05 September 2006

Lies, Damn Lies, and Statistics.

The hard line on Immigration wants the public to believe that undocumented immigrants deserve a response that is provacatively disproportionate. Mass deportation and banishment are the tools chosen by a mindset that believes that its very existence is threatened.

We are not running out of white people. The jobs being filled by undocumented workers would lie fallow in places like Dallas, New York and Atlanta. An authoritarian response to an unjust law depresses wages for all workers entering an industry, and Government intrusion that reduces the pool of potential employees will lead to reduced productivity.

If one thinks whites are endangered, go to Fargo or Missoula. This myth is expressed behind closed doors. Lack of assimilation is used as a code to express that many undocumented aliens are from non-English-speaking places.

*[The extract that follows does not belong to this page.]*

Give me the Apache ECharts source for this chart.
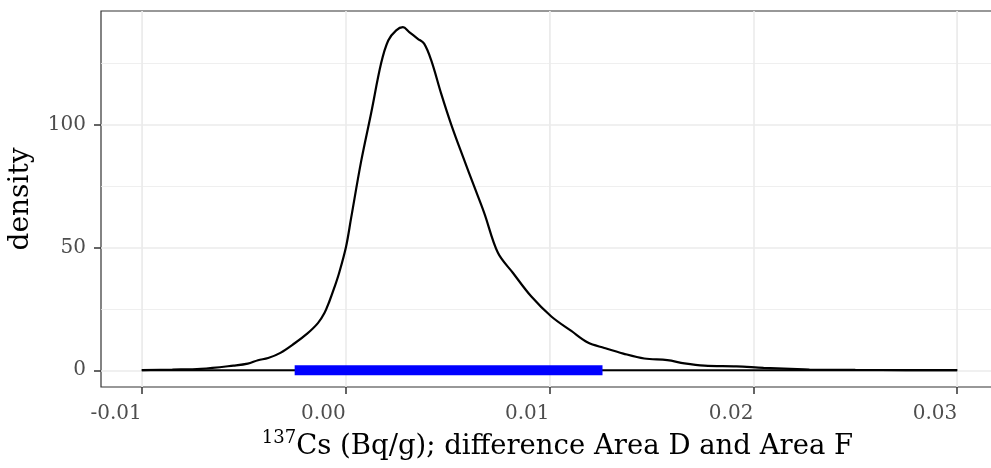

When there is a level of mistrust that a social service such as English lessons may be used in such a way as to destroy one's livelihood, the impetus for assimilation is emasculated. If an environment permits openness, assimilation becomes a high priority.

The necessity for undocumented workers to hover in the shadows of US society depresses the wages in industries where this population predominates. In this fashion, those who deliberately employ the undocumented skirt federal safety and labor laws. By creating an underclass, these costs are lowered at the price of US born workers.

If employers in Mexico were required to compete with US employers for workers, wages would rise across the border. There are not a lot of Canadians sneaking into the United States. A system that identifies Latin American workers puts US security at the forefront on two levels. Primarily, persons of desire to function productively are identified quickly and easily. The structure as it is lumps a large population of diligent and self-disciplined workers unjustly with a small criminal element.

On this week of remembrance for the tragedy of 9/11, we must recall that Mohammed Atta and his merry band of Jihadist Kamikazes entered the United States legally, with full sanction of the departments of State and Justice.

The law and system as they exist are broken. Regrettably, the sanctions of the Tancredo Republicans are tantamount to putting a 5-speed transmission behind an engine that does not run with regard to what security improvements could be attained. They are a knee-jerk response to a perceived problem that will not be remedied through punitive legislation.

A step by step solution could ensure that United States security and sovereignty interests are protected.

1. We need to identify that we have a common interest with our next door neighbor, Mexico. If terrorists are sneaking into the US as has been alleged, should they fail to enter the United States, then they become a security risk for Mexico. The latest information reveals that Mexico is a predominately Catholic/Christian country. It wouldn't take but one terrorist to turn on Mexico as an equal "infidel" to devastate the Mexican tourism industry.

2. Guest workers and amnesty are the fastest method for ending the inequitable mechanisms in Mexico. At the point where Mexican industry is required to compete with wages in the United States, more Mexicans will stay home. Normalized Mexicans in the United States would quickly embrace a call for improved working conditions and parity with US workers. Wages would go up instead of down, as alleged by the Tancredo/Sensenbrenner right.

3. The right's sacrifice on amnesty and guest workers enables a system that allows our security interests to be protected with the smallest amount of resources and the greatest effectiveness.
Ronald Reagan spoke of smaller government, right? Bloating agencies on the public dime is always a bad idea. This does nothing but give opportunities for corruption and malfeasance, putting Americans at a disadvantage.

In too many developing countries children learn to function under corrupt systems. The US is not as good at graft, and we should not learn how.

4. Industrialization+prosperity= an educable population. An educated population is the greatest insulator against tyranny and dictatorship rooting on Texas' doorstep. The more who know of our nature as a giving and hospitable people, the less likely we are to see an Hugo Chavez or Fidel Castro pop up 100' from Laredo. A wall and mass deportation fuels the rhetoric of a politician like Andres Manuel Lopez Obrador. We have enough problems without giving the Sheehan left another Palestine.

The world is watching how we deal with this problem. Undocumented latin american laborers are not blowing up pizza places.

They're eating in them, and that does not justify a wall like blowing one up.